_Prompt_.
The required output is every line from the beginning of the entries below through the line that includes "const transLegalErr = [6.1, 6.1, 7.6, 6.7, 6.0];", copied exactly.

_Records for this task_.
<<<<

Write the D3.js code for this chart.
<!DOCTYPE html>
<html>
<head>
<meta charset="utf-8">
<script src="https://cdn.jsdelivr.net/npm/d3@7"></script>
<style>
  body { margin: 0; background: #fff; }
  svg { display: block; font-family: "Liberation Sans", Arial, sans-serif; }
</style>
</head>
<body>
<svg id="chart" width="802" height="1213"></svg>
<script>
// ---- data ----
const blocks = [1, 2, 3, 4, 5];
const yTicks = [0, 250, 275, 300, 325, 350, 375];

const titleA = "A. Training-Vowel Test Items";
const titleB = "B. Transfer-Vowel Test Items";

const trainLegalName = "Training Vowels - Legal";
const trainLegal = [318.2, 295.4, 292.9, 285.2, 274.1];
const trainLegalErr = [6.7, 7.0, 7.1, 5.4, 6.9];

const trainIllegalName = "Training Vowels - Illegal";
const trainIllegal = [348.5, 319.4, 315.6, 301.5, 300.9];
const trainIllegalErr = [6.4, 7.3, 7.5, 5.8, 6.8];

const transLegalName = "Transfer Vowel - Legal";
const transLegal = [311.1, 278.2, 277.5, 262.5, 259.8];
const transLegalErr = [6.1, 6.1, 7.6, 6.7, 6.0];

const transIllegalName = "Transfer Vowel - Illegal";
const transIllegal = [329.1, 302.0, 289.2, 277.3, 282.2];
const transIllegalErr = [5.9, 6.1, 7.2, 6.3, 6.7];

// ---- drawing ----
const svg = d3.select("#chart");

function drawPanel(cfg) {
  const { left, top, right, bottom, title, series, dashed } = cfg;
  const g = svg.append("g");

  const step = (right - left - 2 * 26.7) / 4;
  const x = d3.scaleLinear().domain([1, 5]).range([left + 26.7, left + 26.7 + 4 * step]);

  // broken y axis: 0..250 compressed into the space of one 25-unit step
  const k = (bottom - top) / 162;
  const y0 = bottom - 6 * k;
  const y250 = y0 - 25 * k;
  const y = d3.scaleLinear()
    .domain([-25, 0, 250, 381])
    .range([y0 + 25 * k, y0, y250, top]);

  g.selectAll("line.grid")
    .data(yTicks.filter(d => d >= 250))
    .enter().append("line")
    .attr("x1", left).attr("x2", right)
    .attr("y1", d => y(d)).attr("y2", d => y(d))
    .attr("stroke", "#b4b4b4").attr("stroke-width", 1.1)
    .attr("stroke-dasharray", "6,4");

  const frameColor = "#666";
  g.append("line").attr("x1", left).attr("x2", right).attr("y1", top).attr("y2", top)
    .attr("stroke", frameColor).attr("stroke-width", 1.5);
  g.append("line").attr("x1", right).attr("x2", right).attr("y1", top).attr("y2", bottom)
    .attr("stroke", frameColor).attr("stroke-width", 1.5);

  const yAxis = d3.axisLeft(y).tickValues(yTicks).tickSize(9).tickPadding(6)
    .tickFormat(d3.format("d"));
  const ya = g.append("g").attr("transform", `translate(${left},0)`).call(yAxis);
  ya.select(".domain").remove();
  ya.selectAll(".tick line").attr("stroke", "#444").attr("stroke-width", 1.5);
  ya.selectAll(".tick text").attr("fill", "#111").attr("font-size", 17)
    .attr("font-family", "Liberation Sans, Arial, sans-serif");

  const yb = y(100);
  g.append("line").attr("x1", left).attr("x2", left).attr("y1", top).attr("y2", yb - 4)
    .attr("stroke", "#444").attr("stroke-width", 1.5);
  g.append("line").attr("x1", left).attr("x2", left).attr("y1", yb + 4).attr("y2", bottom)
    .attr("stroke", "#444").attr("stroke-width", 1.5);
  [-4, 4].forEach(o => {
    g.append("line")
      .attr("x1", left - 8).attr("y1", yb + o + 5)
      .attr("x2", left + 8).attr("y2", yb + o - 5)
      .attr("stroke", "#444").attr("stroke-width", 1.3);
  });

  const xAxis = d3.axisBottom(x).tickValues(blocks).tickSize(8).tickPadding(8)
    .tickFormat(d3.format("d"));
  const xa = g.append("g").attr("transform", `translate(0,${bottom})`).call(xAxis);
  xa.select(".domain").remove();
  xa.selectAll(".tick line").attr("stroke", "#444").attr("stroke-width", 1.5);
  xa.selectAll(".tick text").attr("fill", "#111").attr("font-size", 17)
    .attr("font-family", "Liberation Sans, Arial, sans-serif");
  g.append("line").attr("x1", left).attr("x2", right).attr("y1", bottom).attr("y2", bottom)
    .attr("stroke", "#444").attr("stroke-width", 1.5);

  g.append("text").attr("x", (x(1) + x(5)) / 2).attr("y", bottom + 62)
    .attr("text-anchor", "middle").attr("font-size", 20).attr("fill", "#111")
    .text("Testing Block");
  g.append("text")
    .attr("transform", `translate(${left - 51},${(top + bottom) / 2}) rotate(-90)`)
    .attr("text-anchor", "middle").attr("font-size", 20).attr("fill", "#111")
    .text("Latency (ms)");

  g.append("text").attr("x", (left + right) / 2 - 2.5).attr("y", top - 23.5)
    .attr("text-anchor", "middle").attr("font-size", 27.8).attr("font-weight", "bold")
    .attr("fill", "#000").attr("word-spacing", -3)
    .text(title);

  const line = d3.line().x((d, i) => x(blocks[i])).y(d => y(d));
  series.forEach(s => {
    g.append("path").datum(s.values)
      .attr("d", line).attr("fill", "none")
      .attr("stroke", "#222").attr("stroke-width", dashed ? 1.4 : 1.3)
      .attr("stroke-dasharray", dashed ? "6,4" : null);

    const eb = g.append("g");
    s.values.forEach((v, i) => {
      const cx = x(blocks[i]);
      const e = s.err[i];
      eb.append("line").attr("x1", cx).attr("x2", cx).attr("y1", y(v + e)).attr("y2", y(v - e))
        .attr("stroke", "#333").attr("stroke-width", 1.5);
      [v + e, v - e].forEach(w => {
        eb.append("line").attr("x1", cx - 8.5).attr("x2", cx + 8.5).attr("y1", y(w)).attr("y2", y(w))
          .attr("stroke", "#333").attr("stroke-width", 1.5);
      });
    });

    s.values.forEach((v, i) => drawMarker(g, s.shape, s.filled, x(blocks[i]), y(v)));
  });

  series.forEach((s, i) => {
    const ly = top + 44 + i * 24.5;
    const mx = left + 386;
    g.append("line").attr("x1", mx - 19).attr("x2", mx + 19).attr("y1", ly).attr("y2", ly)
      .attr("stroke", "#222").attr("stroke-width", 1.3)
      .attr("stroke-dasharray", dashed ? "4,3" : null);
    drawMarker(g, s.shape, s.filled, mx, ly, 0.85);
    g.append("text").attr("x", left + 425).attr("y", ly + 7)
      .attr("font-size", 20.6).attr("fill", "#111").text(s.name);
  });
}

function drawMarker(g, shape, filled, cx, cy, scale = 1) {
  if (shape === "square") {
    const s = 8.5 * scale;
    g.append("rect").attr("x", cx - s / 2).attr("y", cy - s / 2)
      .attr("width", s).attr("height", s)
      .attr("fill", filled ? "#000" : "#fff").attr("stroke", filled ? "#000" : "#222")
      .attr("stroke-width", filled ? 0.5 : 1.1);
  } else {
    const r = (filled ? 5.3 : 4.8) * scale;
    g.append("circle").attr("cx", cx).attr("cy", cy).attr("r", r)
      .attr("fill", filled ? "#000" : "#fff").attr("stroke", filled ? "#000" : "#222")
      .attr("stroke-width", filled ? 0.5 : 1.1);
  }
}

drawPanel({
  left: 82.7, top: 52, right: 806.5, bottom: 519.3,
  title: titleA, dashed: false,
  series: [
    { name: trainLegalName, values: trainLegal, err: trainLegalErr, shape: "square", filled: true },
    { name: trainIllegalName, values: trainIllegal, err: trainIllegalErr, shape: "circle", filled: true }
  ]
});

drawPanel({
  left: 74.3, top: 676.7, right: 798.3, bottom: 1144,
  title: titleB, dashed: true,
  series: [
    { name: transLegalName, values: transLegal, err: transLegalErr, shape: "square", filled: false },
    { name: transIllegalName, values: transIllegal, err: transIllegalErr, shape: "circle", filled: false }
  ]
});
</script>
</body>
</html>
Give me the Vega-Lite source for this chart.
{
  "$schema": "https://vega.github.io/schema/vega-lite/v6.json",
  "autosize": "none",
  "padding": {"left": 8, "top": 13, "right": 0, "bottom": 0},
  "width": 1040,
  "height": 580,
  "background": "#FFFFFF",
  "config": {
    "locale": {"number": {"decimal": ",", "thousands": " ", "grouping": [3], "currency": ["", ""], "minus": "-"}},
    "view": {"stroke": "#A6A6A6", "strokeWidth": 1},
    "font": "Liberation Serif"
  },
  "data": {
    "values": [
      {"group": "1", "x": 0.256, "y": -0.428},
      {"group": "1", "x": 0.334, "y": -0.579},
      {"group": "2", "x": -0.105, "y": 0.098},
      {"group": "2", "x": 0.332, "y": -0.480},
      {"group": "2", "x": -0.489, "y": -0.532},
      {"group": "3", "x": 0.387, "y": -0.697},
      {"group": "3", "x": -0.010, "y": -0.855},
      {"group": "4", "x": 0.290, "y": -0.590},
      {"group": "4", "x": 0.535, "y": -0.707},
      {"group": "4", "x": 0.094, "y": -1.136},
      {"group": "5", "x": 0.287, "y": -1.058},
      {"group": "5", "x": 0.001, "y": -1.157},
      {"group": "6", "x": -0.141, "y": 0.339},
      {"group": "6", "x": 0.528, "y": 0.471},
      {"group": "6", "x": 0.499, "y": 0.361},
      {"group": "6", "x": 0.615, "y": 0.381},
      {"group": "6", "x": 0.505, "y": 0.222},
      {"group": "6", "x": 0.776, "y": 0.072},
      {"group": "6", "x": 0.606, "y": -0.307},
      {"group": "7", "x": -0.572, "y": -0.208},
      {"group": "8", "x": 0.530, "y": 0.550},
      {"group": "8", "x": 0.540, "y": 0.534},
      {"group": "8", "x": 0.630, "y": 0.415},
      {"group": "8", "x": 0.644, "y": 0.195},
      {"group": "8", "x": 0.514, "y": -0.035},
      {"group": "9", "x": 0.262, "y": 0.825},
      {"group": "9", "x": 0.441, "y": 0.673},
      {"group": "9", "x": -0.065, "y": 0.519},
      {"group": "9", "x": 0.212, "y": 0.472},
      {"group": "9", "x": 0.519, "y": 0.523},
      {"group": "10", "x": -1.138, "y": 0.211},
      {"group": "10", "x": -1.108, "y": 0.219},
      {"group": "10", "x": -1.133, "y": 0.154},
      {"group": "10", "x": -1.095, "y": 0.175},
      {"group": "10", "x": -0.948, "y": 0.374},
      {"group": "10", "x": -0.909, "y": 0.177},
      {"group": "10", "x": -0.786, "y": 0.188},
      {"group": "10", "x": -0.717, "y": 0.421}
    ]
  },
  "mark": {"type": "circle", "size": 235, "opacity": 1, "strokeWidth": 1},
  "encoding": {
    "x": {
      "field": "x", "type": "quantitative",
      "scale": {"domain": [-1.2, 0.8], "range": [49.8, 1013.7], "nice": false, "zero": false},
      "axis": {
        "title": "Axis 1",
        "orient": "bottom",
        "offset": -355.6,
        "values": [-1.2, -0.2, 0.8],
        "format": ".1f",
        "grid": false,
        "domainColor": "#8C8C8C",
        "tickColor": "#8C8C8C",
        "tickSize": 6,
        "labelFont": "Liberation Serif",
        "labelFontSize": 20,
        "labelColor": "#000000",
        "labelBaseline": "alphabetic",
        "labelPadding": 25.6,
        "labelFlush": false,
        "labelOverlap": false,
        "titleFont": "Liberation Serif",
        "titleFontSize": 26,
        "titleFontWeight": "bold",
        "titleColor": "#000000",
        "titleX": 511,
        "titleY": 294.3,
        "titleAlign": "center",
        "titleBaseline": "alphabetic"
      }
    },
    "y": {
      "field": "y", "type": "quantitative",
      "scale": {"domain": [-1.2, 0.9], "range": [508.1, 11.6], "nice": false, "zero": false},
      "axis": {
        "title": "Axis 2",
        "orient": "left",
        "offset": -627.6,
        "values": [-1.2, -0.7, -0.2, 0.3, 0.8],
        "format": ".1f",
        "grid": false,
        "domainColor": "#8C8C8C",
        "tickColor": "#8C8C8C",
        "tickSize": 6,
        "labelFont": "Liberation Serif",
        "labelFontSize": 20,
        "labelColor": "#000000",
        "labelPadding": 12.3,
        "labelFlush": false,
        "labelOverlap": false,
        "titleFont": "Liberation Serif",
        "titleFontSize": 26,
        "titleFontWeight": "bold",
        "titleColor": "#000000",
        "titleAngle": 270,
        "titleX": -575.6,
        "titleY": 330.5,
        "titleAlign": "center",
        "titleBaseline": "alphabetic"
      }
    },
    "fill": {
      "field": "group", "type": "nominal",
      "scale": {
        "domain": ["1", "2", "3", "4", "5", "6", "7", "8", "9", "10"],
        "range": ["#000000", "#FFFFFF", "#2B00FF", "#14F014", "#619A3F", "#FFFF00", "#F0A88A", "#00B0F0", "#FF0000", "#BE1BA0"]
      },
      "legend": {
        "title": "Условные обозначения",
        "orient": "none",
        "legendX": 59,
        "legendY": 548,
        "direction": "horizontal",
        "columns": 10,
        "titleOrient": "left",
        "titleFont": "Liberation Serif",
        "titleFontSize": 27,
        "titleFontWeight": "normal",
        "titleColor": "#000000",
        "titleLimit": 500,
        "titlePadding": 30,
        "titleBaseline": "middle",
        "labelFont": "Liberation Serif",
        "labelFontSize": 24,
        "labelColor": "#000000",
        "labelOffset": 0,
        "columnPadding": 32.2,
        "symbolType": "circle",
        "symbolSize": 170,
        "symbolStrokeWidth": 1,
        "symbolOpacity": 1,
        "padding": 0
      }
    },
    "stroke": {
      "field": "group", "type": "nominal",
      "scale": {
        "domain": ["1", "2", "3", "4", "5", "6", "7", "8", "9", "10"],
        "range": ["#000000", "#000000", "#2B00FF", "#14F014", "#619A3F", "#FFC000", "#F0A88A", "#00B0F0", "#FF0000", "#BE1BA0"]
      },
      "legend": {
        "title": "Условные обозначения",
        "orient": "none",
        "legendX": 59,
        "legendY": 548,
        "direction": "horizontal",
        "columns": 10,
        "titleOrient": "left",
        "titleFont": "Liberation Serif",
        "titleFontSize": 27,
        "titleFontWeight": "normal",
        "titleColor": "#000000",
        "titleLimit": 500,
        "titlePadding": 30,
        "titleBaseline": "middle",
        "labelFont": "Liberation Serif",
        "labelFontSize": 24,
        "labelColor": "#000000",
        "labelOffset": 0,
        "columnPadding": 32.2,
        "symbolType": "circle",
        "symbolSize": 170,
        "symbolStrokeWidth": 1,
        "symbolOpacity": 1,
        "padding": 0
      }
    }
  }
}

>>>>

_Reply to the exercise_.
Write the D3.js code for this chart.
<!DOCTYPE html>
<html>
<head>
<meta charset="utf-8">
<script src="https://cdn.jsdelivr.net/npm/d3@7"></script>
<style>
  body { margin: 0; background: #fff; }
  svg { display: block; font-family: "Liberation Sans", Arial, sans-serif; }
</style>
</head>
<body>
<svg id="chart" width="802" height="1213"></svg>
<script>
// ---- data ----
const blocks = [1, 2, 3, 4, 5];
const yTicks = [0, 250, 275, 300, 325, 350, 375];

const titleA = "A. Training-Vowel Test Items";
const titleB = "B. Transfer-Vowel Test Items";

const trainLegalName = "Training Vowels - Legal";
const trainLegal = [318.2, 295.4, 292.9, 285.2, 274.1];
const trainLegalErr = [6.7, 7.0, 7.1, 5.4, 6.9];

const trainIllegalName = "Training Vowels - Illegal";
const trainIllegal = [348.5, 319.4, 315.6, 301.5, 300.9];
const trainIllegalErr = [6.4, 7.3, 7.5, 5.8, 6.8];

const transLegalName = "Transfer Vowel - Legal";
const transLegal = [311.1, 278.2, 277.5, 262.5, 259.8];
const transLegalErr = [6.1, 6.1, 7.6, 6.7, 6.0];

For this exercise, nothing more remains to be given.